In live concerts, what are you trying to give your audience?
I just want to give ’em two hours of not having to think about anything that they normally have to think about and just taking them out of themselves and just making it be pure enjoyment, because enjoyment is hard to come by, you know. It’s about being taken out of yourself and not having to think about anything, your daily problems or anything that’s bothering you and I think that’s the thing that I do best.

Do you prefer to work with a small television studio audience or an enormous live audience?
I like big audiences—the bigger, the better. In a huge room like the MGM Grand Garden Arena, the people provide a certain energy. And I can probably see the faces of a thousand people from the stage. We connect. The larger their energy, the better my performance—and the more I get back.

What do you feel is your own greatest contribution to the whole music industry?
Gosh, it’s just music. I don’t think about it as any huge legacy. I think it’s tough enough to just stay in the business this long. Music is just supposed to make people feel something and that’s what I’ve done.

Do you have a master plan for the future?
No and I never did. Things come to you then it’s just a matter of making a decision. But I’m never sure what I want to do next.

Are you ever surprised at how far you’ve come to reach this level in the entertainment business?
You don’t really think about it until you see a retrospective, like in my show there’s lots of retrospective film and video, but I’m usually busy on stage and don’t really see it. But because I have a TV monitor in my dressing room to make sure that I’m on stage on time, every once in awhile I will look over and think, “Oh yeah, that was 30 years ago.”

What is the worst nightmare you ever had on the road?
There was one night in Detroit three years ago where nothing went well … my wig fell off while I was dancing and I walked upstage and almost knocked myself out when I ran into a piece of equipment. It was a total mess. I was no good and it was just horrible. That’s when you just stop the show, have a moment with the audience, then just pick it up and go from there. Like during the tour in Sacramento recently, I dropped the microphone. It bothered me for about a second, but I just kept going. Something like that happens once out of 100 shows.

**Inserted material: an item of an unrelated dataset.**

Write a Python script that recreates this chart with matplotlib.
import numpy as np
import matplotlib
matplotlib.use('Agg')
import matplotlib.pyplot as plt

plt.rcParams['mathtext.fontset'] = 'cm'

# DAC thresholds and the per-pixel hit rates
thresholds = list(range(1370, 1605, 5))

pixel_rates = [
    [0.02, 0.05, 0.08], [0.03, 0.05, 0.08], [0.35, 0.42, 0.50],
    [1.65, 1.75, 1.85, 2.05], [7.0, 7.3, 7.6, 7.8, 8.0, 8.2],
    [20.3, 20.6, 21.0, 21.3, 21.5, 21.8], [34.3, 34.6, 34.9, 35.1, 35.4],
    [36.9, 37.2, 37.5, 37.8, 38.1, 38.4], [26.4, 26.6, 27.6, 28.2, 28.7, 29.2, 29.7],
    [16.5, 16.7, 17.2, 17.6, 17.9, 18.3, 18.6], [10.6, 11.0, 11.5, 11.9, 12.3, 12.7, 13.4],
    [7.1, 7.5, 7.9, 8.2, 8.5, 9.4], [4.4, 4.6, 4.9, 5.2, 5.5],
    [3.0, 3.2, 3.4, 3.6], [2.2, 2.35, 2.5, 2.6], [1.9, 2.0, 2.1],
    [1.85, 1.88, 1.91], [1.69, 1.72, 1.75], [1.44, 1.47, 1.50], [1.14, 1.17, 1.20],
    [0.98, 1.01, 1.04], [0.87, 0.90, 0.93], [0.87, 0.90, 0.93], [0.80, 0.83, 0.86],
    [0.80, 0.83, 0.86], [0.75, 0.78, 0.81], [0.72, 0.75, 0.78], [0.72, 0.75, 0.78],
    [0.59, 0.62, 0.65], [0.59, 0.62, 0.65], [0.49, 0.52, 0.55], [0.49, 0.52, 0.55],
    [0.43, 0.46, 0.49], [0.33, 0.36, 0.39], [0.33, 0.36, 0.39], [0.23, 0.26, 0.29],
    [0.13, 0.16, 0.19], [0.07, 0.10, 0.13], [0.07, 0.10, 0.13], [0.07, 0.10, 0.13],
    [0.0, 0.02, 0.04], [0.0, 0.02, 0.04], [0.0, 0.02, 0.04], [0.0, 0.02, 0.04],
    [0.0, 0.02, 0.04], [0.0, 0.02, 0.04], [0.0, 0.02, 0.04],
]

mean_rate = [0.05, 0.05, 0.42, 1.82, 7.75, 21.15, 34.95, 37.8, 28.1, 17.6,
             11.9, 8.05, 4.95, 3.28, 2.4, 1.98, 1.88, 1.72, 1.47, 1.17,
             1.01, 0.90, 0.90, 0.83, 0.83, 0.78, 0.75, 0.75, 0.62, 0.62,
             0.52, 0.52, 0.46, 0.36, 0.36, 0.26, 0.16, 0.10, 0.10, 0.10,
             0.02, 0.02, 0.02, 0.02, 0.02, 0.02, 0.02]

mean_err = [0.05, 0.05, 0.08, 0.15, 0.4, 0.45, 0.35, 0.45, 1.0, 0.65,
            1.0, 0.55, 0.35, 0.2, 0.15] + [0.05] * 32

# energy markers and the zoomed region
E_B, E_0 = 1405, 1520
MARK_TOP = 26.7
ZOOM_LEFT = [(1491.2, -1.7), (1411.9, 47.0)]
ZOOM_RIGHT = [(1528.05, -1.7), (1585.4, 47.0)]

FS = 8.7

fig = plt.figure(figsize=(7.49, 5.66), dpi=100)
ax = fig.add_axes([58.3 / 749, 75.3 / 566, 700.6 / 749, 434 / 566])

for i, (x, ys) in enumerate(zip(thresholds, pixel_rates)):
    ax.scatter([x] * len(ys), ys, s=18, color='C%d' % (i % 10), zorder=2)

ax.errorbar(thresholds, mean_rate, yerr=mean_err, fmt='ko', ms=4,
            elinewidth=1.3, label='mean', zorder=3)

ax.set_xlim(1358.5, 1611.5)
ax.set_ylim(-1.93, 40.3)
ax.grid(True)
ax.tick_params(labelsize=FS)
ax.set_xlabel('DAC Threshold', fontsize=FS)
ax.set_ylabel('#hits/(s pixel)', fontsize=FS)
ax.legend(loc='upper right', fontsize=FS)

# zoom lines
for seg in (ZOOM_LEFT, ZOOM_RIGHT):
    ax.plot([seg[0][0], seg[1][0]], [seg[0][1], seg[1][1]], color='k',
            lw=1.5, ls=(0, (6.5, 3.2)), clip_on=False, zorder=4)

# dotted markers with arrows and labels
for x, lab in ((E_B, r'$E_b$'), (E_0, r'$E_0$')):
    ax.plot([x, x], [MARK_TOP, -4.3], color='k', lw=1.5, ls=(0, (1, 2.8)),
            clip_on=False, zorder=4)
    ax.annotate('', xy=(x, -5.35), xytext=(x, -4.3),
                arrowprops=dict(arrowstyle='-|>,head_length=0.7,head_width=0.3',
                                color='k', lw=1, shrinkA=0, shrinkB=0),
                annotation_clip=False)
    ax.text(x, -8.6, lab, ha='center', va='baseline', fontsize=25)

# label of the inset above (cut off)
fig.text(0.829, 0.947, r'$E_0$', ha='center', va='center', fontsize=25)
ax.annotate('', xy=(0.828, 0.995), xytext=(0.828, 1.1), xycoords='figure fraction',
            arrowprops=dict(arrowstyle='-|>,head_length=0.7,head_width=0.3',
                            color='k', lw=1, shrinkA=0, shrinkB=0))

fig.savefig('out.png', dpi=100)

Are you keeping fit away from home?
You know what, at the end of the tour everything kind of goes to pot. But for the majority of the tour, it’s doing yoga to keep limber on one day and weight training on another day just to keep up my strength. Because you’re doing aerobics every night on stage running around for two hours, you maintain pretty well. So that’s it for the majority of the tour, but now I’m pretty much tired out … all I can do is do the show.